• Data lines
------------------------
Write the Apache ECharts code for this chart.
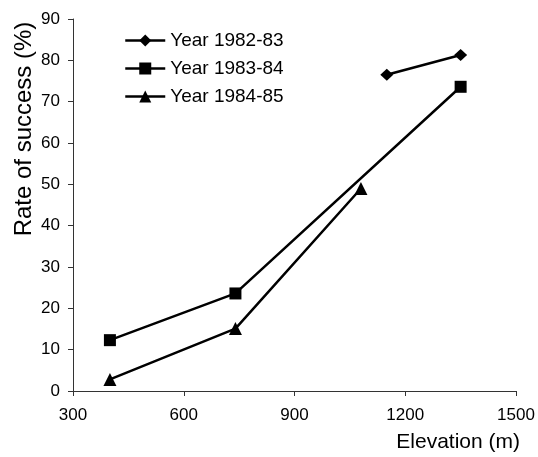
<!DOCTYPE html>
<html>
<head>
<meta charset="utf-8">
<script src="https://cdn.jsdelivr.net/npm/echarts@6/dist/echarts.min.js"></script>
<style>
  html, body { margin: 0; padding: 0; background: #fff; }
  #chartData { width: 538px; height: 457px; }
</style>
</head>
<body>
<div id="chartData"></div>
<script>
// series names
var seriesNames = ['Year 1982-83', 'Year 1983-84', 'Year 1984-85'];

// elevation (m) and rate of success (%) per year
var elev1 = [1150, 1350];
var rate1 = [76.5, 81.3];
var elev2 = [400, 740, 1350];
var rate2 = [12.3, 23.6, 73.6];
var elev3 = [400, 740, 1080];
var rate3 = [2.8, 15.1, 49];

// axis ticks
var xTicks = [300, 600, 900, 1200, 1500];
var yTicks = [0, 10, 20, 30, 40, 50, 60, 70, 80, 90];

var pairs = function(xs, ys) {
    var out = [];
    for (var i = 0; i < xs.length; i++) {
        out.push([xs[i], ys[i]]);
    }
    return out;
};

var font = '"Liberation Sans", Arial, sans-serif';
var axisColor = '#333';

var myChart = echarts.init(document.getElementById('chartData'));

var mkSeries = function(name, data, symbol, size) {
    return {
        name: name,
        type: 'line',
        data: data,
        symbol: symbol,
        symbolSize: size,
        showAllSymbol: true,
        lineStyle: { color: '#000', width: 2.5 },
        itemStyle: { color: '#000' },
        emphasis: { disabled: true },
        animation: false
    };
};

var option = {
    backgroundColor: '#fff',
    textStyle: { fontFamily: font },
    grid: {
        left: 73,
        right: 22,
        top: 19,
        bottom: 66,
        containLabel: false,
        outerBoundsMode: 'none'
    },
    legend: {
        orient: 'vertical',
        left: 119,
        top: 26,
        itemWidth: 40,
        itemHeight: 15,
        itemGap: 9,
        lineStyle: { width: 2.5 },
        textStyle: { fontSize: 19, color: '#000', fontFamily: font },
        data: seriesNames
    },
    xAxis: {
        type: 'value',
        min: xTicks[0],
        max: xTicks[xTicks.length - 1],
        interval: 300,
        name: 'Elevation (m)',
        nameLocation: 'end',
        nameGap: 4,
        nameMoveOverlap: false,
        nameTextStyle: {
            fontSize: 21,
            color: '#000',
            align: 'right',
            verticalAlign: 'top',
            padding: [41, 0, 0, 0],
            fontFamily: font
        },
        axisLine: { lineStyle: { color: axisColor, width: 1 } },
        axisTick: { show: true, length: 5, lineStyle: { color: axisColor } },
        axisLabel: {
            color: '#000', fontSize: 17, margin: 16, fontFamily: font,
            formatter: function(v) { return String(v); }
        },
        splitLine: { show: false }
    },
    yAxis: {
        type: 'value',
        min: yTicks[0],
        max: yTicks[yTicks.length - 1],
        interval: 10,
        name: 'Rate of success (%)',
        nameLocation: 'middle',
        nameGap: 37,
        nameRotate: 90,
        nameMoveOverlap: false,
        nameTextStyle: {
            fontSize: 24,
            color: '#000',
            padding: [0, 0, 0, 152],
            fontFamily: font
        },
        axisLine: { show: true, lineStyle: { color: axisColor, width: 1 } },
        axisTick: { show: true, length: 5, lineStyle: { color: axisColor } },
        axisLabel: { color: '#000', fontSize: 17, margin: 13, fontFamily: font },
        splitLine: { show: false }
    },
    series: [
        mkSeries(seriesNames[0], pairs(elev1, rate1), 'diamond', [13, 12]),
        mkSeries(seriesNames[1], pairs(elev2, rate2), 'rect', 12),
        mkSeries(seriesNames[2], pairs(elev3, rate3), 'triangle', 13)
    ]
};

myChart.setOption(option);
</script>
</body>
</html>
------------------------
• Task details
Omit the pictures and output all of the other material exactly.

• Answer
Write the Apache ECharts code for this chart.
<!DOCTYPE html>
<html>
<head>
<meta charset="utf-8">
<script src="https://cdn.jsdelivr.net/npm/echarts@6/dist/echarts.min.js"></script>
<style>
  html, body { margin: 0; padding: 0; background: #fff; }
  #chartData { width: 538px; height: 457px; }
</style>
</head>
<body>
<div id="chartData"></div>
<script>
// series names
var seriesNames = ['Year 1982-83', 'Year 1983-84', 'Year 1984-85'];

// elevation (m) and rate of success (%) per year
var elev1 = [1150, 1350];
var rate1 = [76.5, 81.3];
var elev2 = [400, 740, 1350];
var rate2 = [12.3, 23.6, 73.6];
var elev3 = [400, 740, 1080];
var rate3 = [2.8, 15.1, 49];

// axis ticks
var xTicks = [300, 600, 900, 1200, 1500];
var yTicks = [0, 10, 20, 30, 40, 50, 60, 70, 80, 90];

var pairs = function(xs, ys) {
    var out = [];
    for (var i = 0; i < xs.length; i++) {
        out.push([xs[i], ys[i]]);
    }
    return out;
};

var font = '"Liberation Sans", Arial, sans-serif';
var axisColor = '#333';

var myChart = echarts.init(document.getElementById('chartData'));

var mkSeries = function(name, data, symbol, size) {
    return {
        name: name,
        type: 'line',
        data: data,
        symbol: symbol,
        symbolSize: size,
        showAllSymbol: true,
        lineStyle: { color: '#000', width: 2.5 },
        itemStyle: { color: '#000' },
        emphasis: { disabled: true },
        animation: false
    };
};

var option = {
    backgroundColor: '#fff',
    textStyle: { fontFamily: font },
    grid: {
        left: 73,
        right: 22,
        top: 19,
        bottom: 66,
        containLabel: false,
        outerBoundsMode: 'none'
    },
    legend: {
        orient: 'vertical',
        left: 119,
        top: 26,
        itemWidth: 40,
        itemHeight: 15,
        itemGap: 9,
        lineStyle: { width: 2.5 },
        textStyle: { fontSize: 19, color: '#000', fontFamily: font },
        data: seriesNames
    },
    xAxis: {
        type: 'value',
        min: xTicks[0],
        max: xTicks[xTicks.length - 1],
        interval: 300,
        name: 'Elevation (m)',
        nameLocation: 'end',
        nameGap: 4,
        nameMoveOverlap: false,
        nameTextStyle: {
            fontSize: 21,
            color: '#000',
            align: 'right',
            verticalAlign: 'top',
            padding: [41, 0, 0, 0],
            fontFamily: font
        },
        axisLine: { lineStyle: { color: axisColor, width: 1 } },
        axisTick: { show: true, length: 5, lineStyle: { color: axisColor } },
        axisLabel: {
            color: '#000', fontSize: 17, margin: 16, fontFamily: font,
            formatter: function(v) { return String(v); }
        },
        splitLine: { show: false }
    },
    yAxis: {
        type: 'value',
        min: yTicks[0],
        max: yTicks[yTicks.length - 1],
        interval: 10,
        name: 'Rate of success (%)',
        nameLocation: 'middle',
        nameGap: 37,
        nameRotate: 90,
        nameMoveOverlap: false,
        nameTextStyle: {
            fontSize: 24,
            color: '#000',
            padding: [0, 0, 0, 152],
            fontFamily: font
        },
        axisLine: { show: true, lineStyle: { color: axisColor, width: 1 } },
        axisTick: { show: true, length: 5, lineStyle: { color: axisColor } },
        axisLabel: { color: '#000', fontSize: 17, margin: 13, fontFamily: font },
        splitLine: { show: false }
    },
    series: [
        mkSeries(seriesNames[0], pairs(elev1, rate1), 'diamond', [13, 12]),
        mkSeries(seriesNames[1], pairs(elev2, rate2), 'rect', 12),
        mkSeries(seriesNames[2], pairs(elev3, rate3), 'triangle', 13)
    ]
};

myChart.setOption(option);
</script>
</body>
</html>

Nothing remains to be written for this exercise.